Write out each line word for word. Drop pictures.

◆ ◆ ◆ ◆ ◆ ◆ ◆

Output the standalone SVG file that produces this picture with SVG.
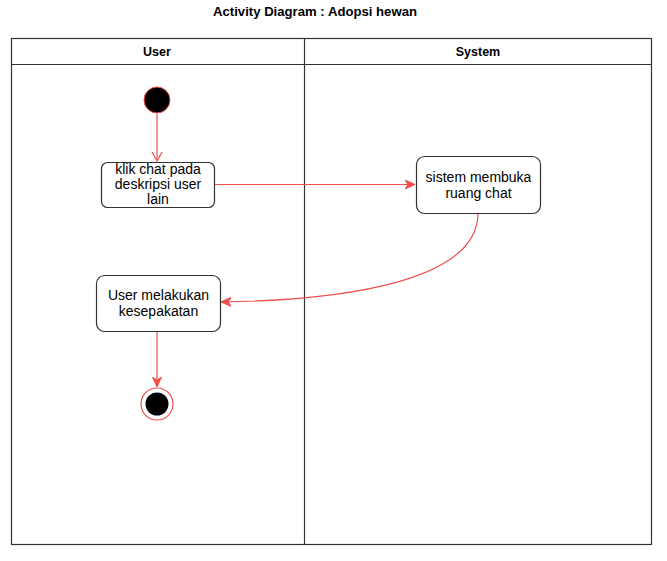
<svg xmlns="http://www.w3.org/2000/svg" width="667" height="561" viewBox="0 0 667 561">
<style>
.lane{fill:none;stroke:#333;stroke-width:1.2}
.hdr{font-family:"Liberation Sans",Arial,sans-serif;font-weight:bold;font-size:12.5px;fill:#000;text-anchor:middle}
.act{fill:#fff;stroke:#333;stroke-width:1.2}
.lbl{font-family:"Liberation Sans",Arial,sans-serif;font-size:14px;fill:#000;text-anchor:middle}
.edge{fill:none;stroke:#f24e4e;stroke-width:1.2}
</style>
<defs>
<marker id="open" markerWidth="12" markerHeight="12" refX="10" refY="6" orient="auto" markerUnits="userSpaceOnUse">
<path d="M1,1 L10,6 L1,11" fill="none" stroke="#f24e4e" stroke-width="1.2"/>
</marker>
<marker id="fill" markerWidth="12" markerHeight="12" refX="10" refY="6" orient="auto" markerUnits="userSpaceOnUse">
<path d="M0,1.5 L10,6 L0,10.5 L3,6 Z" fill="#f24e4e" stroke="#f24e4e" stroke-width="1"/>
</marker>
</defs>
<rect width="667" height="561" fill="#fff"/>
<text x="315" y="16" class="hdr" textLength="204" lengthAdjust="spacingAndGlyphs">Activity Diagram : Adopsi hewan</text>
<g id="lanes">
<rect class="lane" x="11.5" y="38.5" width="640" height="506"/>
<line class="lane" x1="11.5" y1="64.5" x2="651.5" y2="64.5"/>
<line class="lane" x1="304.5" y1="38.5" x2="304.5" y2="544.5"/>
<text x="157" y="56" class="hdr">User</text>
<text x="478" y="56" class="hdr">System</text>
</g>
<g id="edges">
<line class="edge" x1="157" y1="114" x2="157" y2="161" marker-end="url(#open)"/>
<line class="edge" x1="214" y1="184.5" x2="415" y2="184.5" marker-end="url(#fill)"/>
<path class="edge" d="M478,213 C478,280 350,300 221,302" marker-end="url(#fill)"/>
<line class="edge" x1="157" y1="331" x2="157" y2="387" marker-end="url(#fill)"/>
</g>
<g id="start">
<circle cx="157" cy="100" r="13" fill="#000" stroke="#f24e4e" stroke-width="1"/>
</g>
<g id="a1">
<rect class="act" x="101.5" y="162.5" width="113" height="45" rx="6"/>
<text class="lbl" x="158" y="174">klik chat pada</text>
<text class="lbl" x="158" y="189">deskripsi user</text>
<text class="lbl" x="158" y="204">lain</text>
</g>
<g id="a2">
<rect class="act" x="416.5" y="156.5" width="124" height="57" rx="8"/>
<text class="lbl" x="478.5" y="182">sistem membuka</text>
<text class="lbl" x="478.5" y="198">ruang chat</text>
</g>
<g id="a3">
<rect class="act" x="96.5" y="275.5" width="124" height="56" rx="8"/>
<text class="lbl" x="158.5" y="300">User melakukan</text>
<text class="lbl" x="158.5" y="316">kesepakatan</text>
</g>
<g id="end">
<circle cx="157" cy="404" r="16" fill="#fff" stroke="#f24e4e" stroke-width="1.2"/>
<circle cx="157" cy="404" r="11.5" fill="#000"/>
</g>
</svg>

◆ ◆ ◆ ◆ ◆ ◆ ◆

- [SOLUTION TO THIS EXERCISE]:
Output the standalone SVG file that produces this picture with SVG.
<svg xmlns="http://www.w3.org/2000/svg" width="667" height="561" viewBox="0 0 667 561">
<style>
.lane{fill:none;stroke:#333;stroke-width:1.2}
.hdr{font-family:"Liberation Sans",Arial,sans-serif;font-weight:bold;font-size:12.5px;fill:#000;text-anchor:middle}
.act{fill:#fff;stroke:#333;stroke-width:1.2}
.lbl{font-family:"Liberation Sans",Arial,sans-serif;font-size:14px;fill:#000;text-anchor:middle}
.edge{fill:none;stroke:#f24e4e;stroke-width:1.2}
</style>
<defs>
<marker id="open" markerWidth="12" markerHeight="12" refX="10" refY="6" orient="auto" markerUnits="userSpaceOnUse">
<path d="M1,1 L10,6 L1,11" fill="none" stroke="#f24e4e" stroke-width="1.2"/>
</marker>
<marker id="fill" markerWidth="12" markerHeight="12" refX="10" refY="6" orient="auto" markerUnits="userSpaceOnUse">
<path d="M0,1.5 L10,6 L0,10.5 L3,6 Z" fill="#f24e4e" stroke="#f24e4e" stroke-width="1"/>
</marker>
</defs>
<rect width="667" height="561" fill="#fff"/>
<text x="315" y="16" class="hdr" textLength="204" lengthAdjust="spacingAndGlyphs">Activity Diagram : Adopsi hewan</text>
<g id="lanes">
<rect class="lane" x="11.5" y="38.5" width="640" height="506"/>
<line class="lane" x1="11.5" y1="64.5" x2="651.5" y2="64.5"/>
<line class="lane" x1="304.5" y1="38.5" x2="304.5" y2="544.5"/>
<text x="157" y="56" class="hdr">User</text>
<text x="478" y="56" class="hdr">System</text>
</g>
<g id="edges">
<line class="edge" x1="157" y1="114" x2="157" y2="161" marker-end="url(#open)"/>
<line class="edge" x1="214" y1="184.5" x2="415" y2="184.5" marker-end="url(#fill)"/>
<path class="edge" d="M478,213 C478,280 350,300 221,302" marker-end="url(#fill)"/>
<line class="edge" x1="157" y1="331" x2="157" y2="387" marker-end="url(#fill)"/>
</g>
<g id="start">
<circle cx="157" cy="100" r="13" fill="#000" stroke="#f24e4e" stroke-width="1"/>
</g>
<g id="a1">
<rect class="act" x="101.5" y="162.5" width="113" height="45" rx="6"/>
<text class="lbl" x="158" y="174">klik chat pada</text>
<text class="lbl" x="158" y="189">deskripsi user</text>
<text class="lbl" x="158" y="204">lain</text>
</g>
<g id="a2">
<rect class="act" x="416.5" y="156.5" width="124" height="57" rx="8"/>
<text class="lbl" x="478.5" y="182">sistem membuka</text>
<text class="lbl" x="478.5" y="198">ruang chat</text>
</g>
<g id="a3">
<rect class="act" x="96.5" y="275.5" width="124" height="56" rx="8"/>
<text class="lbl" x="158.5" y="300">User melakukan</text>
<text class="lbl" x="158.5" y="316">kesepakatan</text>
</g>
<g id="end">
<circle cx="157" cy="404" r="16" fill="#fff" stroke="#f24e4e" stroke-width="1.2"/>
<circle cx="157" cy="404" r="11.5" fill="#000"/>
</g>
</svg>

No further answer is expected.